Mais le mercredi 22 novembre dernier, un séisme a frappé le monde de l’ovalie allemande…qui a basculé lui aussi dans la grève. Après un premier test-match gagné 45-12 contre le Brésil et une belle 22ème place au classement World-Rugby, les Allemands se sont inclinés lourdement (17-46) face aux Etats-Unis, 17ème nation mondiale. Et à l’aune d’un dernier match face au Chili, équipe pourtant abordable pour les Allemands (24ème), le capitaine Sean Armstrong et le 2ème ligne Michael Poppmeier, tous deux membres de la WRA, ont sévèrement critiqué la Fédération Allemande de rugby (DRV) et son président Klaus Blank en conférence de presse. « Nous sommes très déçus de notre fédération qui s’est séparé de notre sponsor. Nous nous sentons délaissés et craignons que notre sport aille dans la mauvaise direction », a annoncé S. Armstrong.
Un conflit ouvert
S’en est suivi un communiqué de presse indiquant une grève de la part des joueurs de la WRA, soutenus par leur patron Docteur Wild. Ce dernier a déclaré dans ce communiqué : « je suis très satisfait des performances des joueurs de l’académie, ainsi que du travail des entraîneurs et du staff. Mais ces derniers ne sont désormais plus à disposition de la fédération allemande de rugby ». L’absence de la majeure partie de l’effectif (22 joueurs), de l’entraîneur Kobus Potgieter et de cinq autres membres du staff a mis la DRV dans l’embarras. Obligée de convoquer de nouveaux joueurs sans expérience internationale, la fédération allemande a fait appel à Vuyo Zangqa et Clemens von Grumbkow, entraîneurs de l’équipe à 7, pour coacher un XV d’Allemagne complètement décimé. Celui-ci s’est incliné vaillamment 10-32 contre le Chili, dans un contexte plus que tendu.

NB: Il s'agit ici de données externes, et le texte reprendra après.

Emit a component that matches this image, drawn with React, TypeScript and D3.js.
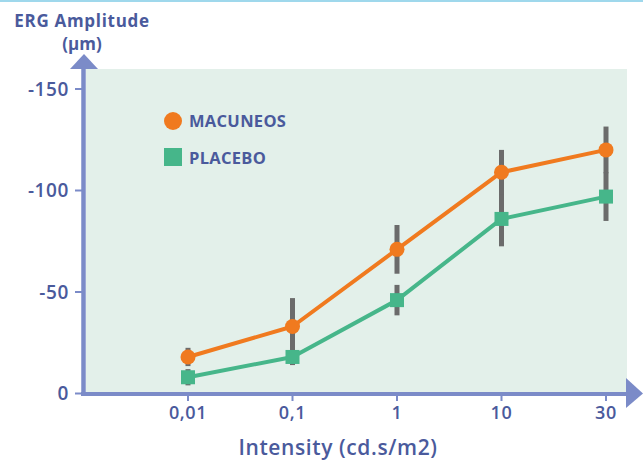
import React from 'react';
import { scaleLinear, scalePoint, line } from 'd3';

// intensities (cd.s/m2), shown as categories
const intensities = ['0,01', '0,1', '1', '10', '30'];
const yTicks = [0, -50, -100, -150];

// ERG amplitude (µm), with error bar half-widths
const macuneos = [-18, -33, -71, -109, -120];
const macuneosErr = [4.5, 14, 12, 11, 11.5];
const placebo = [-8, -18, -46, -86, -97];
const placeboErr = [4, 4, 7.5, 13.5, 12];

const W = 643;
const H = 462;
const axisColor = '#7b8bc8';
const textColor = '#4a5a9c';
const orange = '#f07a1f';
const green = '#46b68a';
const errColor = '#6b6b6b';
const font = '"Open Sans", Lato, sans-serif';

const App = () => {
  const x = scalePoint<string>().domain(intensities).range([188, 606]);
  const y = scaleLinear().domain([0, -150]).range([393.5, 89]);

  const path = (vals: number[]) =>
    line<number>()
      .x((d, i) => x(intensities[i]) as number)
      .y((d) => y(d))(vals) as string;

  const errBars = (vals: number[], errs: number[], key: string) =>
    vals.map((v, i) => (
      <line
        key={key + i}
        x1={x(intensities[i])}
        x2={x(intensities[i])}
        y1={y(v - errs[i])}
        y2={y(v + errs[i])}
        stroke={errColor}
        strokeWidth={5}
      />
    ));

  return (
    <div style={{ position: 'absolute', left: 0, top: 0 }}>
      <svg width={W} height={H} style={{ display: 'block', background: '#fff' }}>
        <line x1={0} x2={W} y1={1} y2={1} stroke="#9fd8ec" strokeWidth={2} />

        {/* plot area */}
        <rect x={86} y={69} width={541} height={323} fill="#e3f0ea" />

        {/* error bars */}
        {errBars(placebo, placeboErr, 'p')}
        {errBars(macuneos, macuneosErr, 'm')}

        {/* lines */}
        <path d={path(placebo)} fill="none" stroke={green} strokeWidth={4} strokeLinejoin="round" />
        <path d={path(macuneos)} fill="none" stroke={orange} strokeWidth={4} strokeLinejoin="round" />

        {placebo.map((v, i) => (
          <rect
            key={'ps' + i}
            x={(x(intensities[i]) as number) - 7}
            y={y(v) - 7}
            width={14}
            height={14}
            fill={green}
          />
        ))}
        {macuneos.map((v, i) => (
          <circle key={'mc' + i} cx={x(intensities[i])} cy={y(v)} r={7.5} fill={orange} />
        ))}

        {/* y axis */}
        <line x1={83.5} x2={83.5} y1={396} y2={66} stroke={axisColor} strokeWidth={4.5} />
        <path d="M70,69 L84,54 L98,69 Z" fill={axisColor} />
        {yTicks.map((t) => (
          <g key={'yt' + t}>
            <line x1={75} x2={83} y1={y(t)} y2={y(t)} stroke={axisColor} strokeWidth={2} />
            <text
              x={69}
              y={y(t)}
              dy="0.36em"
              textAnchor="end"
              fontFamily={font}
              fontWeight={600}
              fontSize={19}
              letterSpacing={0.6}
              fill={textColor}
            >
              {t}
            </text>
          </g>
        ))}

        {/* x axis */}
        <line x1={81} x2={628} y1={394} y2={394} stroke={axisColor} strokeWidth={4} />
        <path d="M626,378 L643,393.5 L626,408 Z" fill={axisColor} />
        {intensities.map((c) => (
          <g key={'xt' + c}>
            <line x1={x(c)} x2={x(c)} y1={394} y2={401} stroke={axisColor} strokeWidth={2} />
            <text
              x={x(c)}
              y={419}
              textAnchor="middle"
              fontFamily={font}
              fontWeight={600}
              fontSize={18}
              letterSpacing={0.6}
              fill={textColor}
            >
              {c}
            </text>
          </g>
        ))}

        {/* titles */}
        <text x={82} y={27} textAnchor="middle" fontFamily={font} fontWeight={700} fontSize={17} letterSpacing={0.7} fill={textColor}>
          ERG Amplitude
        </text>
        <text x={82} y={50} textAnchor="middle" fontFamily={font} fontWeight={700} fontSize={17} fill={textColor}>
          (µm)
        </text>
        <text x={338} y={455} textAnchor="middle" fontFamily={font} fontWeight={600} fontSize={21} letterSpacing={0.6} fill={textColor}>
          Intensity (cd.s/m2)
        </text>

        {/* legend */}
        <circle cx={173} cy={121} r={9} fill={orange} />
        <text x={189} y={121} dy="0.36em" fontFamily={font} fontWeight={700} fontSize={16.5} letterSpacing={0.3} fill={textColor}>
          MACUNEOS
        </text>
        <rect x={164} y={148} width={18} height={18} fill={green} />
        <text x={189} y={158} dy="0.36em" fontFamily={font} fontWeight={700} fontSize={16.5} letterSpacing={0.3} fill={textColor}>
          PLACEBO
        </text>
      </svg>
    </div>
  );
};

export default App;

Crédits : Kessler Fotographie
Les raisons de cette grève reposent sur un conflit d’intérêt et d’influence entre la DRV et le mécène H.-P. Wild. Ce dernier, qui a investi plus de 10 millions dans le rugby allemand dans les dix dernières années, était jusqu’à cet été le premier sponsor de la DRV, via son entreprise et sa marque Capri-Sun. En négociation depuis quelques mois pour la prolongation de ce partenariat, les deux acteurs semblaient avoir du mal à se mettre d’accord. La WRA accusait notamment la fédération de privilégier le rugby à 7, discipline olympique et fortement subventionnée par l’Etat, ce qu’a réfuté Klaus Blank. La WRA voulait donc un droit de regard et plus d’influence dans le financement de l’ovalie outre-rhin. Ne voyant aucun changement dans ce sens de la part de la DRV, l’académie d’Heidelberg a décidé de retirer ses joueurs et son staff pour montrer son mécontentement, expliquait Robert Mohr à Meinsportradio.de mercredi 22 novembre dernier.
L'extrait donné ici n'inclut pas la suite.